With all pictures omitted, return verbatim the lines from the beginning of the records below through the line containing "import matplotlib.pyplot as plt".

(Data items)
= = =

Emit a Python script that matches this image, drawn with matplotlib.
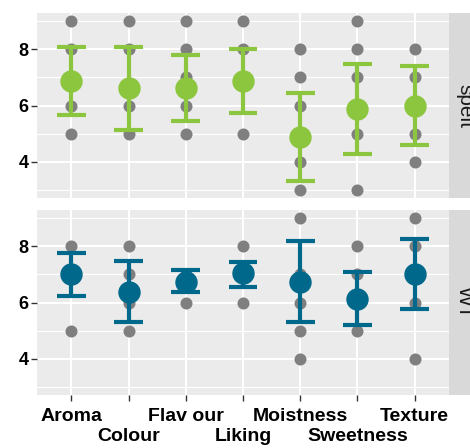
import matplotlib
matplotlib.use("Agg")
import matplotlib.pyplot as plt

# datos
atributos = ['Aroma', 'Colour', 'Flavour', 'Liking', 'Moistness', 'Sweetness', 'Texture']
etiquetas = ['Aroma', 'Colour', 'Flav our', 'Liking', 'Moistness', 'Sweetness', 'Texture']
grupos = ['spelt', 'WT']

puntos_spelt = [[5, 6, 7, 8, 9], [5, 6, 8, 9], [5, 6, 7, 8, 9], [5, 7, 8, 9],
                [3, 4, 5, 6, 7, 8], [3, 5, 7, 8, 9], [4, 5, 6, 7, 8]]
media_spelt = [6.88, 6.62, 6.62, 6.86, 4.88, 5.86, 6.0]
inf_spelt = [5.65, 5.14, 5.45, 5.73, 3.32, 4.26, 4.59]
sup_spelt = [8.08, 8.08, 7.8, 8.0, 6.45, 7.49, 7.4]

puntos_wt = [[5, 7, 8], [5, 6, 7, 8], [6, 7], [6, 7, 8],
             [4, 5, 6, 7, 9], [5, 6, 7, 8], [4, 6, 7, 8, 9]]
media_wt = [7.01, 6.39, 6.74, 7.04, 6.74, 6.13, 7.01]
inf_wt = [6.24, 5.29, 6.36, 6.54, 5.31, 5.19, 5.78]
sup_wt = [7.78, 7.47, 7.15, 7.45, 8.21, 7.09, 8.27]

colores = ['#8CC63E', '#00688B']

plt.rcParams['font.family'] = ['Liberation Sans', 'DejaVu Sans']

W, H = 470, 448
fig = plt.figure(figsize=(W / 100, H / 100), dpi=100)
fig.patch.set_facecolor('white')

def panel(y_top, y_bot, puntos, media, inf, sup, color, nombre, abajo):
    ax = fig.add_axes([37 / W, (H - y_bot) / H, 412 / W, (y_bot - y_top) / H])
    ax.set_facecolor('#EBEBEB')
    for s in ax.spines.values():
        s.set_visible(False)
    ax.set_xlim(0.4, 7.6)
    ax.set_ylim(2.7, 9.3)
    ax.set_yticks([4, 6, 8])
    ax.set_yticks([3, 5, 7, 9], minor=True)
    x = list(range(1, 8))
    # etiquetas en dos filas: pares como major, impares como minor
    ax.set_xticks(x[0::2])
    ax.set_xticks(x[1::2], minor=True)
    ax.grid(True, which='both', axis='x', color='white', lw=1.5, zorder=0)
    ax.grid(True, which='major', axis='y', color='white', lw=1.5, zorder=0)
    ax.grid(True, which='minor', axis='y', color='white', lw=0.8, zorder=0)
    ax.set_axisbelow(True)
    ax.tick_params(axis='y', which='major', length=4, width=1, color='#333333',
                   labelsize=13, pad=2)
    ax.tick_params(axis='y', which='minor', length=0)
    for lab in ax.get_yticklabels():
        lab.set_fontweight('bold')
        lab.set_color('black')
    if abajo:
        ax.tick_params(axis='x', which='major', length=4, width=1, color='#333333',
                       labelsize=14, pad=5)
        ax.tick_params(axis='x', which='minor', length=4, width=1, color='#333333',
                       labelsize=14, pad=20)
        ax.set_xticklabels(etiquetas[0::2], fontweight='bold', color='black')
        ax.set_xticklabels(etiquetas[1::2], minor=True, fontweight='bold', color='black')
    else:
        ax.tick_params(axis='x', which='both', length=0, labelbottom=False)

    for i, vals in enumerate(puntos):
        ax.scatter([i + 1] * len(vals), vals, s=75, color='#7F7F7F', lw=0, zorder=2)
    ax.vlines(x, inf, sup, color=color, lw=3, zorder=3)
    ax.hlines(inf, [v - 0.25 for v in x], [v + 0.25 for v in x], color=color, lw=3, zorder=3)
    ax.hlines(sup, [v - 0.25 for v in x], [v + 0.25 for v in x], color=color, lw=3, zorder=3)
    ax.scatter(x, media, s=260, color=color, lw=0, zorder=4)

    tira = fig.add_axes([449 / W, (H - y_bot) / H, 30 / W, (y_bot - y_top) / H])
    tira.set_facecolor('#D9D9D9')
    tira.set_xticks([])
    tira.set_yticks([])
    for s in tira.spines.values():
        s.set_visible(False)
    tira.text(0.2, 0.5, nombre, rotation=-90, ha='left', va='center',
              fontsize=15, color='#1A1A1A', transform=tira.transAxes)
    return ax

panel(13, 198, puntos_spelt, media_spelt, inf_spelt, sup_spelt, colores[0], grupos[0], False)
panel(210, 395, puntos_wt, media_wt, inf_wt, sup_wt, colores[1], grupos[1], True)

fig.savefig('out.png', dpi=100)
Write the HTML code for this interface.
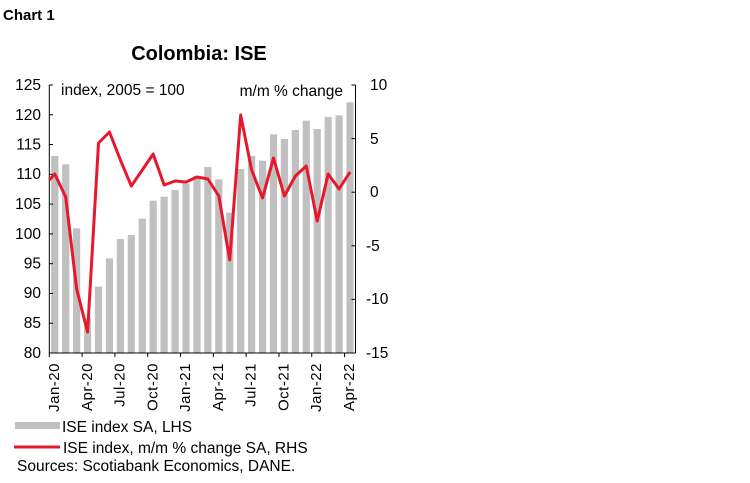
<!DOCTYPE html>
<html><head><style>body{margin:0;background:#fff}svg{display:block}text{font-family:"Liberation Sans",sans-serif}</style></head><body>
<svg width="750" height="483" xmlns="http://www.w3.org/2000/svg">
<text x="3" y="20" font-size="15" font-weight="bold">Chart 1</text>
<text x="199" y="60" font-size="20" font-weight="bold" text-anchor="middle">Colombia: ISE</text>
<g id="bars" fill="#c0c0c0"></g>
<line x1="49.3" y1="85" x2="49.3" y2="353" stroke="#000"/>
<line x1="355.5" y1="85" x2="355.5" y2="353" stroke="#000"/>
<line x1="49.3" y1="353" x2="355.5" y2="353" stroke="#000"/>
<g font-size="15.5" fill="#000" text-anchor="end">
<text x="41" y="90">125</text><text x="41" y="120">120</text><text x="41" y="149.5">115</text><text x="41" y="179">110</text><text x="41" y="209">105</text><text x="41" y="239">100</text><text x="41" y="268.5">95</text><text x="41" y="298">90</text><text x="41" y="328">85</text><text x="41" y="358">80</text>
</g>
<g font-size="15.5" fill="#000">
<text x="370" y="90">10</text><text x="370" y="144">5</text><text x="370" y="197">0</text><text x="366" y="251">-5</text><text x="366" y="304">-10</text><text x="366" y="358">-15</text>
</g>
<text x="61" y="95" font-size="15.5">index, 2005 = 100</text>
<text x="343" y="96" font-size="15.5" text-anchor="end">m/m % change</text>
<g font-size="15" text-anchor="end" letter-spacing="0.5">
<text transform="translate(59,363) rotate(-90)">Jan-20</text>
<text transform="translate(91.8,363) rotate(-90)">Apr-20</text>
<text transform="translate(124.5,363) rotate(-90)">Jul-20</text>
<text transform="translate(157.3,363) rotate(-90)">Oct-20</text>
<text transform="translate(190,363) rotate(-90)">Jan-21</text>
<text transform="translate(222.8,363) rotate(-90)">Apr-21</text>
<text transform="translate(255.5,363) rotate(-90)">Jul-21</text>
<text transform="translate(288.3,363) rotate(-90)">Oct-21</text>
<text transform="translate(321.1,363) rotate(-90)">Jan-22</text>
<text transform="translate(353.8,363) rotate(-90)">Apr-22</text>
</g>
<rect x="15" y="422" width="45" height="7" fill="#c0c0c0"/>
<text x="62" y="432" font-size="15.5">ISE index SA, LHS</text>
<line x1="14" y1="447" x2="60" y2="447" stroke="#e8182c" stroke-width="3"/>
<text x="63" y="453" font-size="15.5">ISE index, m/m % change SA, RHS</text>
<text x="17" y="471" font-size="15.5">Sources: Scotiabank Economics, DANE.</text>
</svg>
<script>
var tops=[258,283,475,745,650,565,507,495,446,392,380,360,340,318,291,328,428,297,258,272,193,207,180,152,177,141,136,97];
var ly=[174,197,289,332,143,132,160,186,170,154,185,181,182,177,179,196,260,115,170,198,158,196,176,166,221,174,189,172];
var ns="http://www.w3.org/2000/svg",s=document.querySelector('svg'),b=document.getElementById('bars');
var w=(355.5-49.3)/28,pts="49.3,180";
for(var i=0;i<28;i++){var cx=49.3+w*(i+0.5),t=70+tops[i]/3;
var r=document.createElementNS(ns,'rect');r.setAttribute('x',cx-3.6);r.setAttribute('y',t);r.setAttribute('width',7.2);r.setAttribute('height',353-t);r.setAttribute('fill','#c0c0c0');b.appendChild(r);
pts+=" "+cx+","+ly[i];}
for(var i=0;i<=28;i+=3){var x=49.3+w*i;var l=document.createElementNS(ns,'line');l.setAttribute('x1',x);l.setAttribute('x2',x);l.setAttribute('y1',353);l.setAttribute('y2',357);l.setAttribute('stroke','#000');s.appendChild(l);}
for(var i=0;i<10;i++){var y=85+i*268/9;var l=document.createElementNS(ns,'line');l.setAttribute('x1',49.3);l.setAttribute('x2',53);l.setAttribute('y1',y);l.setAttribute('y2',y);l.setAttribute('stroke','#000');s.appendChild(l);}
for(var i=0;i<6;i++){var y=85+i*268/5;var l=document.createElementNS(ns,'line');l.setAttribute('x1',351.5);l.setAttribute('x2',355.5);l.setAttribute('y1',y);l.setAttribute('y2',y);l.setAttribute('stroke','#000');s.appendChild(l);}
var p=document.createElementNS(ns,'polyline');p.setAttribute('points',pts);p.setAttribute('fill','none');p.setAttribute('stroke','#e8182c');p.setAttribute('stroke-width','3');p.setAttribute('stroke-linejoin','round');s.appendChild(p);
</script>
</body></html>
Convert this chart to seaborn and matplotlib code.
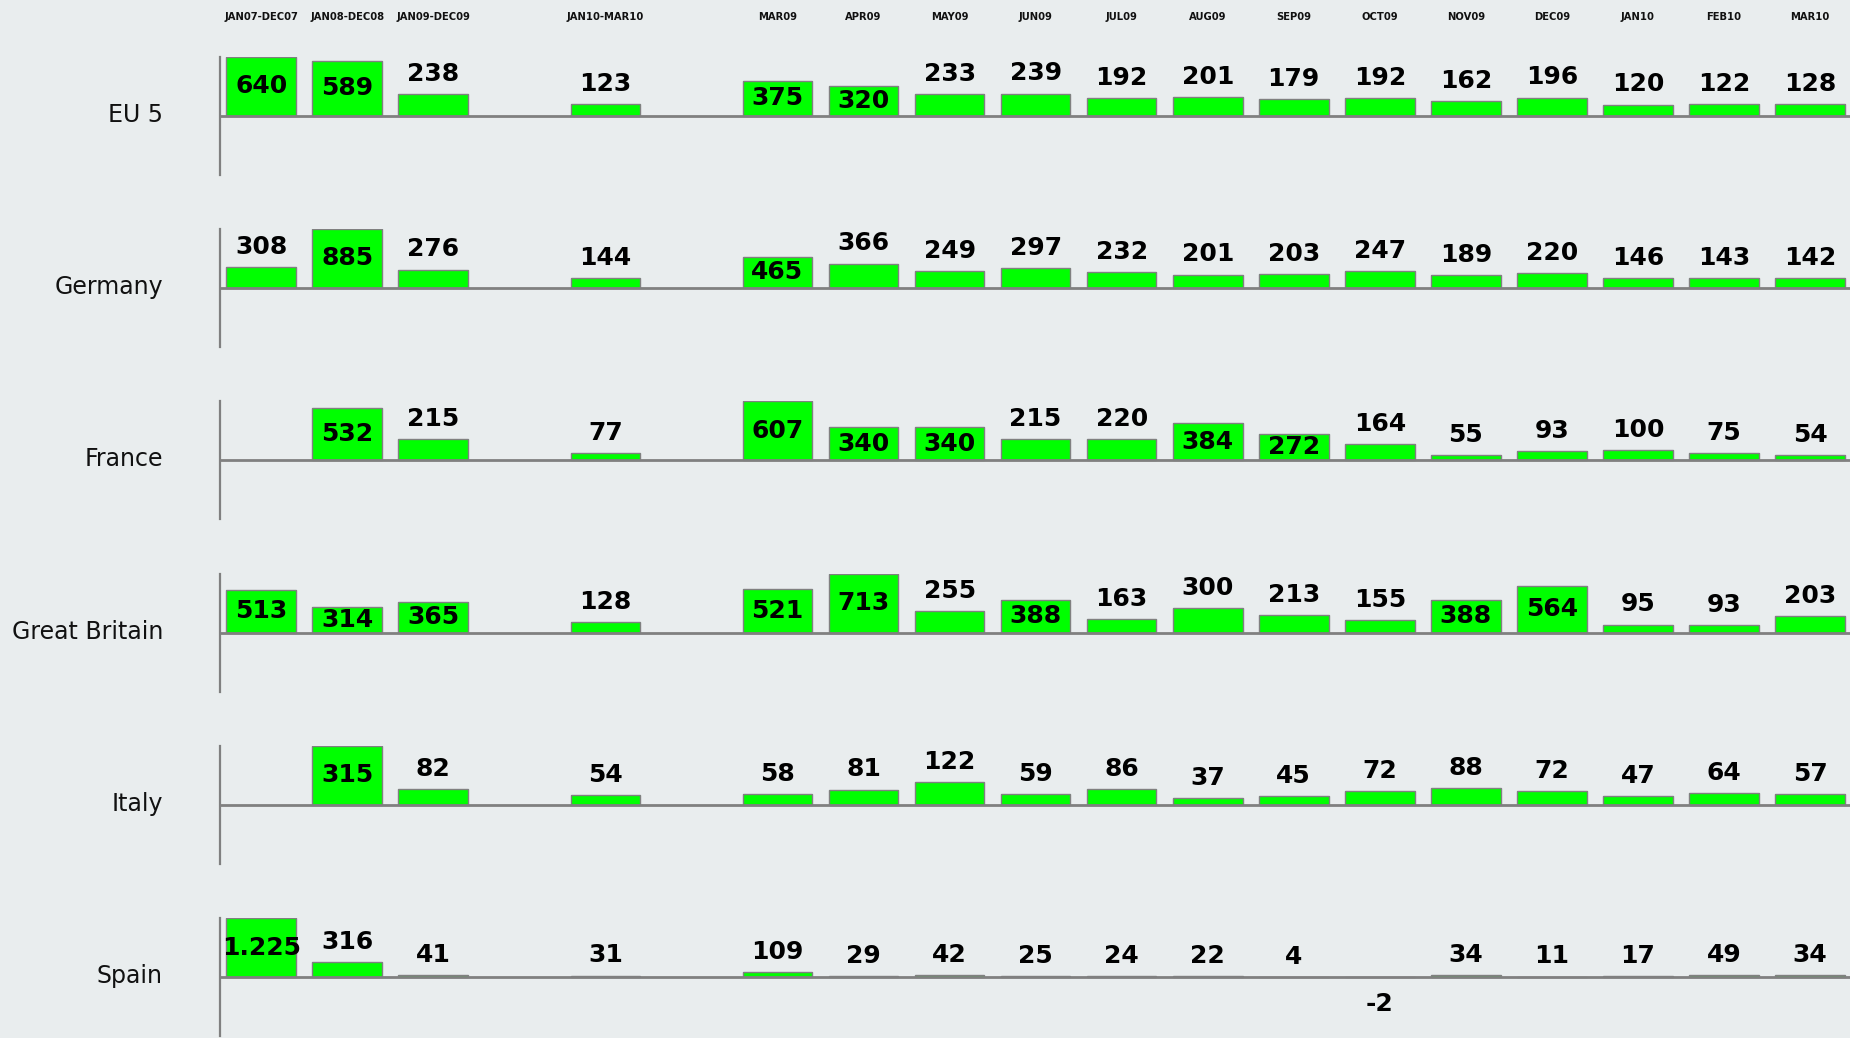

= = =

WRITTEN REPLY:
Emit a Python script that matches this image, drawn with matplotlib.
import matplotlib
matplotlib.use("Agg")
import matplotlib.pyplot as plt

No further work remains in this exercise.